-- Start INFORMATION PROVIDED --
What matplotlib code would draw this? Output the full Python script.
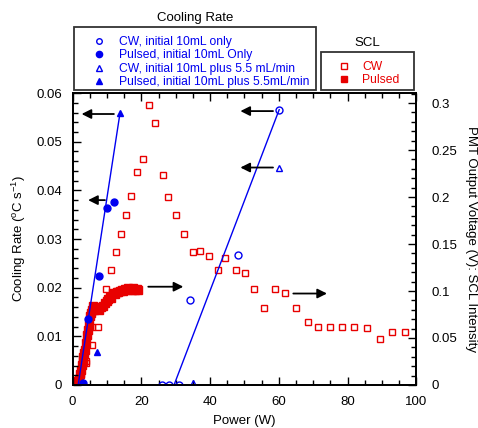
import numpy as np
import matplotlib
matplotlib.use('Agg')
from matplotlib import pyplot as plt
from matplotlib.lines import Line2D
from matplotlib.patches import Rectangle
from matplotlib.ticker import MultipleLocator

plt.rcParams['font.family'] = ['Liberation Sans', 'DejaVu Sans']

BLUE = '#0000f0'
RED = '#e80000'

# cooling rate data (left axis)
cw_10_x = [25.9, 28.0, 30.9, 34.1, 48.1, 60.1]
cw_10_y = [0.0, 0.0, 0.0, 0.0175, 0.0267, 0.0566]
pulsed_10_x = [3.1, 4.4, 7.7, 9.9, 12.0]
pulsed_10_y = [0.0004, 0.0136, 0.0225, 0.0364, 0.0377]
cw_flow_x = [35.1, 60.1]
cw_flow_y = [0.0004, 0.0447]
pulsed_flow_x = [7.0, 13.8]
pulsed_flow_y = [0.0068, 0.0560]

# linear fits drawn through the cooling rate data
fit_pulsed_x = [1.6, 13.8]
fit_pulsed_y = [0.0, 0.0560]
fit_cw_x = [29.5, 60.1]
fit_cw_y = [0.0, 0.0566]

# SCL intensity data (right axis)
scl_cw_x = [0.3, 0.8, 1.3, 1.8, 2.4, 3.9, 4.0, 5.5, 5.7, 7.4, 9.7, 11.1, 12.6,
            14.0, 15.4, 16.9, 18.6, 20.4, 22.3, 24.1, 26.2, 27.8, 30.2, 32.4,
            34.9, 37.0, 39.6, 42.3, 44.4, 47.4, 50.2, 52.9, 55.7, 58.9, 61.9,
            65.0, 68.4, 71.5, 74.9, 78.5, 82.0, 85.5, 89.3, 92.9, 96.6]
scl_cw_y = [0.002, 0.003, 0.002, 0.004, 0.012, 0.023, 0.025, 0.043, 0.062,
            0.062, 0.102, 0.122, 0.142, 0.161, 0.181, 0.201, 0.227, 0.240,
            0.298, 0.279, 0.223, 0.200, 0.181, 0.161, 0.142, 0.143, 0.137,
            0.122, 0.135, 0.122, 0.119, 0.102, 0.082, 0.102, 0.098, 0.082,
            0.067, 0.062, 0.062, 0.062, 0.062, 0.061, 0.049, 0.056, 0.056]
scl_pulsed_x = [0.0, 0.3, 0.6, 0.9, 1.2, 1.5, 1.8, 2.1, 2.3, 2.6, 2.9, 3.1,
                3.4, 3.6, 3.9, 4.1, 4.4, 4.8, 5.0, 5.3, 5.5, 5.9, 6.3, 6.8,
                7.3, 7.8, 8.3, 8.8, 9.4, 9.9, 10.4, 10.9, 11.3, 11.8, 12.3,
                12.8, 13.3, 13.8, 14.3, 14.7, 15.2, 15.7, 16.2, 16.7, 17.2,
                17.6, 18.1, 18.6, 19.1]
scl_pulsed_y = [0.002, 0.001, 0.003, 0.002, 0.004, 0.003, 0.006, 0.012,
                0.016, 0.021, 0.026, 0.030, 0.034, 0.037, 0.045, 0.053,
                0.058, 0.064, 0.073, 0.077, 0.080, 0.084, 0.080, 0.082,
                0.081, 0.080, 0.083, 0.084, 0.087, 0.089, 0.092, 0.094,
                0.093, 0.0975, 0.097, 0.099, 0.099, 0.100, 0.101, 0.100,
                0.102, 0.101, 0.103, 0.102, 0.101, 0.103, 0.101, 0.102, 0.101]

# arrows: (start x, end x, y on the left axis)
arrow_x0 = [12.0, 9.4, 58.3, 58.3, 22.0, 64.2]
arrow_x1 = [2.6, 4.5, 48.8, 48.8, 32.2, 74.0]
arrow_y = [0.0557, 0.0380, 0.0563, 0.0447, 0.0202, 0.0188]

cool_labels = ['CW, initial 10mL only', 'Pulsed, initial 10mL Only',
               'CW, initial 10mL plus 5.5 mL/min',
               'Pulsed, initial 10mL plus 5.5mL/min']
scl_labels = ['CW', 'Pulsed']

fig = plt.figure(figsize=(4.78, 4.28), dpi=100)
ax = fig.add_axes([0.152, 0.1005, 0.719, 0.682])
ax2 = ax.twinx()

ax2.plot(scl_pulsed_x, scl_pulsed_y, 's', color=RED, ms=5.5, mec=RED)
ax2.plot(scl_cw_x, scl_cw_y, 's', mfc='none', mec=RED, ms=5, mew=1)

ax.plot(fit_pulsed_x, fit_pulsed_y, '-', color=BLUE, lw=1)
ax.plot(fit_cw_x, fit_cw_y, '-', color=BLUE, lw=1)
ax.plot(cw_10_x, cw_10_y, 'o', mfc='none', mec=BLUE, ms=5, mew=1)
ax.plot(pulsed_10_x, pulsed_10_y, 'o', color=BLUE, ms=5)
ax.plot(cw_flow_x, cw_flow_y, '^', mfc='none', mec=BLUE, ms=4.5, mew=1)
ax.plot(pulsed_flow_x, pulsed_flow_y, '^', color=BLUE, ms=5)
ax.set_zorder(ax2.get_zorder() + 1)
ax.patch.set_visible(False)

for x0, x1, y in zip(arrow_x0, arrow_x1, arrow_y):
    ax.annotate('', xy=(x1, y), xytext=(x0, y),
                arrowprops=dict(arrowstyle='-|>', color='black', lw=1.3,
                                mutation_scale=14, shrinkA=0, shrinkB=0))

ax.set_xlim(0, 100)
ax.set_ylim(0, 0.06)
ax2.set_ylim(0, 0.3106)
ax.xaxis.set_major_locator(MultipleLocator(20))
ax.xaxis.set_minor_locator(MultipleLocator(5))
ax.yaxis.set_minor_locator(MultipleLocator(0.002))
ax2.yaxis.set_minor_locator(MultipleLocator(0.01))
ax.set_yticks([0, 0.01, 0.02, 0.03, 0.04, 0.05, 0.06],
              ['0', '0.01', '0.02', '0.03', '0.04', '0.05', '0.06'])
ax2.set_yticks([0, 0.05, 0.1, 0.15, 0.2, 0.25, 0.3],
               ['0', '0.05', '0.1', '0.15', '0.2', '0.25', '0.3'])
ax.tick_params(which='both', direction='in', top=True, labelsize=9.5, width=1)
ax.tick_params(which='major', length=6)
ax.tick_params(which='minor', length=3.5)
ax.tick_params(axis='x', which='major', pad=8)
ax.tick_params(axis='y', which='major', pad=7.5)
ax2.tick_params(which='both', direction='in', labelsize=9.5, width=1)
ax2.tick_params(which='major', length=6, pad=11)
ax2.tick_params(which='minor', length=3.5)
for a in (ax, ax2):
    for s in a.spines.values():
        s.set_linewidth(1.3)

ax.set_xlabel('Power (W)', fontsize=9.5, labelpad=5)
ax.set_ylabel('Cooling Rate ($\\mathregular{^o}$C s$\\mathregular{^{-1}}$)',
              fontsize=9.5, labelpad=6)
ax2.set_ylabel('PMT Output Voltage (V): SCL Intensity', fontsize=9.5,
               rotation=270, labelpad=14)

# legend boxes above the plot
fig.patches.append(Rectangle((74 / 478, 1 - 90 / 428), 242 / 478, 63.3 / 428,
                             transform=fig.transFigure, fill=False,
                             lw=1.3, ec='#333333'))
fig.patches.append(Rectangle((320.7 / 478, 1 - 90 / 428), 93.6 / 478, 38.3 / 428,
                             transform=fig.transFigure, fill=False,
                             lw=1.3, ec='#333333'))
fig.text(195 / 478, 1 - 18 / 428, 'Cooling Rate', ha='center', va='center', fontsize=9.5)
fig.text(367 / 478, 1 - 43 / 428, 'SCL', ha='center', va='center', fontsize=9.5)

cool_handles = [
    Line2D([], [], ls='none', marker='o', mfc='none', mec=BLUE, ms=4, mew=1),
    Line2D([], [], ls='none', marker='o', color=BLUE, ms=4.5),
    Line2D([], [], ls='none', marker='^', mfc='none', mec=BLUE, ms=4, mew=1),
    Line2D([], [], ls='none', marker='^', color=BLUE, ms=4.5),
]
leg1 = fig.legend(cool_handles, cool_labels, loc='upper left',
                  bbox_to_anchor=(80 / 478, 1 - 30 / 428), frameon=False,
                  fontsize=8.7, labelcolor=BLUE, handlelength=2.2,
                  handletextpad=0.5, labelspacing=0.12, borderpad=0)
scl_handles = [
    Line2D([], [], ls='none', marker='s', mfc='none', mec=RED, ms=4.5, mew=1),
    Line2D([], [], ls='none', marker='s', color=RED, ms=5),
]
leg2 = fig.legend(scl_handles, scl_labels, loc='upper left',
                  bbox_to_anchor=(325 / 478, 1 - 55 / 428), frameon=False,
                  fontsize=8.7, labelcolor=RED, handlelength=2.2,
                  handletextpad=0.4, labelspacing=0.12, borderpad=0)

fig.savefig('out.png', dpi=100)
-- End INFORMATION PROVIDED --
Everything from the top line of the data down to and including the line with "RED = '#e80000'" is to be copied, except the pictures.

**EXERCISE OUTPUT**:
What matplotlib code would draw this? Output the full Python script.
import numpy as np
import matplotlib
matplotlib.use('Agg')
from matplotlib import pyplot as plt
from matplotlib.lines import Line2D
from matplotlib.patches import Rectangle
from matplotlib.ticker import MultipleLocator

plt.rcParams['font.family'] = ['Liberation Sans', 'DejaVu Sans']

BLUE = '#0000f0'
RED = '#e80000'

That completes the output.